WHAT IS NEEDED:
Reproduce the listing exactly and skip over any pictures.

SUPPLIED DATA:
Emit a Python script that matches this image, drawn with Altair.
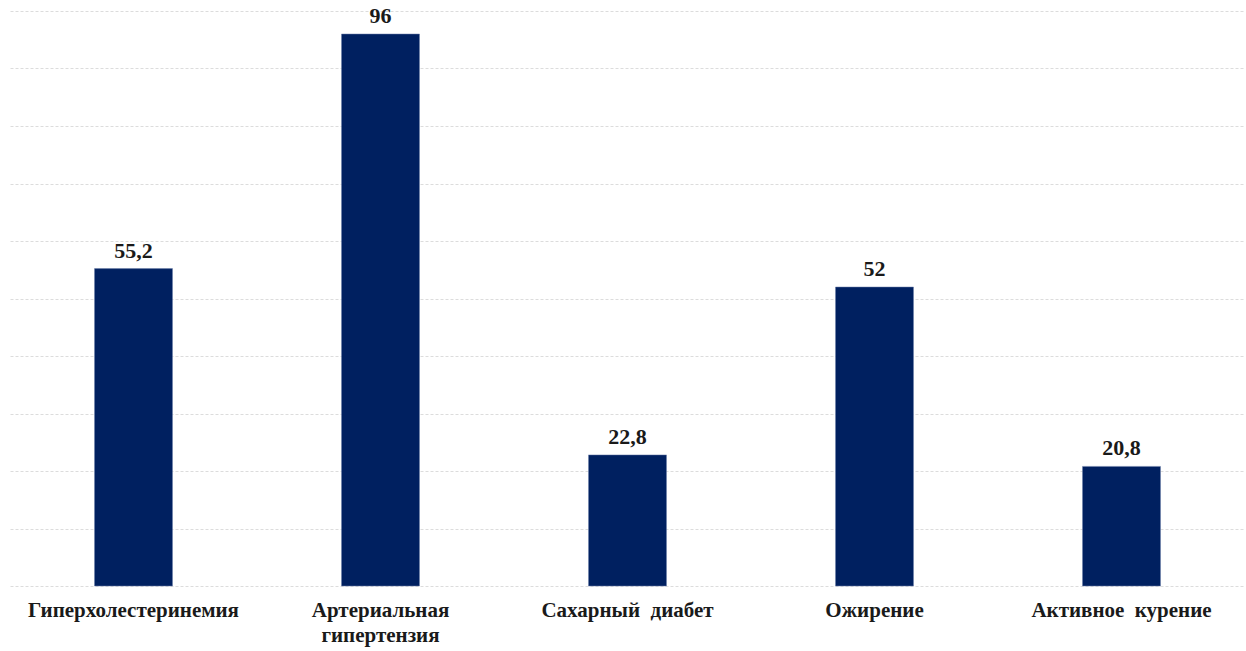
import altair as alt
import pandas as pd

categories = ["Гиперхолестеринемия", "Артериальная\nгипертензия", "Сахарный\u00a0\u00a0диабет", "Ожирение", "Активное\u00a0\u00a0курение"]
values = [55.2, 96, 22.8, 52, 20.8]
value_labels = ["55,2", "96", "22,8", "52", "20,8"]

df = pd.DataFrame({"cat": categories, "val": values, "lbl": value_labels})

FONT = "Liberation Serif"

x = alt.X("cat:N", sort=None, title=None,
          scale=alt.Scale(paddingInner=0, paddingOuter=0),
          axis=alt.Axis(labelAngle=0, labelFont=FONT, labelFontSize=21, labelFontWeight="bold",
                        labelColor="#1a1a1a", labelPadding=13, labelLineHeight=25,
                        labelExpr="split(datum.value, '\\n')",
                        ticks=False, domain=False, grid=False, labelLimit=400))
y = alt.Y("val:Q", title=None,
          scale=alt.Scale(domain=[0, 100], nice=False),
          axis=alt.Axis(values=list(range(0, 101, 10)), labels=False, ticks=False, domain=False,
                        grid=True, gridColor="#dcdcdc", gridDash=[3, 2], gridWidth=1))

bars = alt.Chart(df).mark_bar(size=78, color="#002060", stroke="#6d7fa8", strokeWidth=0.5).encode(x=x, y=y)
text = alt.Chart(df).mark_text(font=FONT, fontSize=22, fontWeight="bold", color="#1a1a1a",
                               baseline="alphabetic", dy=-11).encode(x=x, y=y, text="lbl:N")

chart = (bars + text).properties(
    width=1235, height=575,
    background="white",
    autosize=alt.AutoSizeParams(type="none"),
    padding={"left": 10, "top": 11, "right": 1, "bottom": 65},
).configure_view(stroke=None)

chart.save("out.html", embed_options={"renderer": "svg", "actions": False})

FINAL RESULT:
Emit a Python script that matches this image, drawn with Altair.
import altair as alt
import pandas as pd

categories = ["Гиперхолестеринемия", "Артериальная\nгипертензия", "Сахарный\u00a0\u00a0диабет", "Ожирение", "Активное\u00a0\u00a0курение"]
values = [55.2, 96, 22.8, 52, 20.8]
value_labels = ["55,2", "96", "22,8", "52", "20,8"]

df = pd.DataFrame({"cat": categories, "val": values, "lbl": value_labels})

FONT = "Liberation Serif"

x = alt.X("cat:N", sort=None, title=None,
          scale=alt.Scale(paddingInner=0, paddingOuter=0),
          axis=alt.Axis(labelAngle=0, labelFont=FONT, labelFontSize=21, labelFontWeight="bold",
                        labelColor="#1a1a1a", labelPadding=13, labelLineHeight=25,
                        labelExpr="split(datum.value, '\\n')",
                        ticks=False, domain=False, grid=False, labelLimit=400))
y = alt.Y("val:Q", title=None,
          scale=alt.Scale(domain=[0, 100], nice=False),
          axis=alt.Axis(values=list(range(0, 101, 10)), labels=False, ticks=False, domain=False,
                        grid=True, gridColor="#dcdcdc", gridDash=[3, 2], gridWidth=1))

bars = alt.Chart(df).mark_bar(size=78, color="#002060", stroke="#6d7fa8", strokeWidth=0.5).encode(x=x, y=y)
text = alt.Chart(df).mark_text(font=FONT, fontSize=22, fontWeight="bold", color="#1a1a1a",
                               baseline="alphabetic", dy=-11).encode(x=x, y=y, text="lbl:N")

chart = (bars + text).properties(
    width=1235, height=575,
    background="white",
    autosize=alt.AutoSizeParams(type="none"),
    padding={"left": 10, "top": 11, "right": 1, "bottom": 65},
).configure_view(stroke=None)

chart.save("out.html", embed_options={"renderer": "svg", "actions": False})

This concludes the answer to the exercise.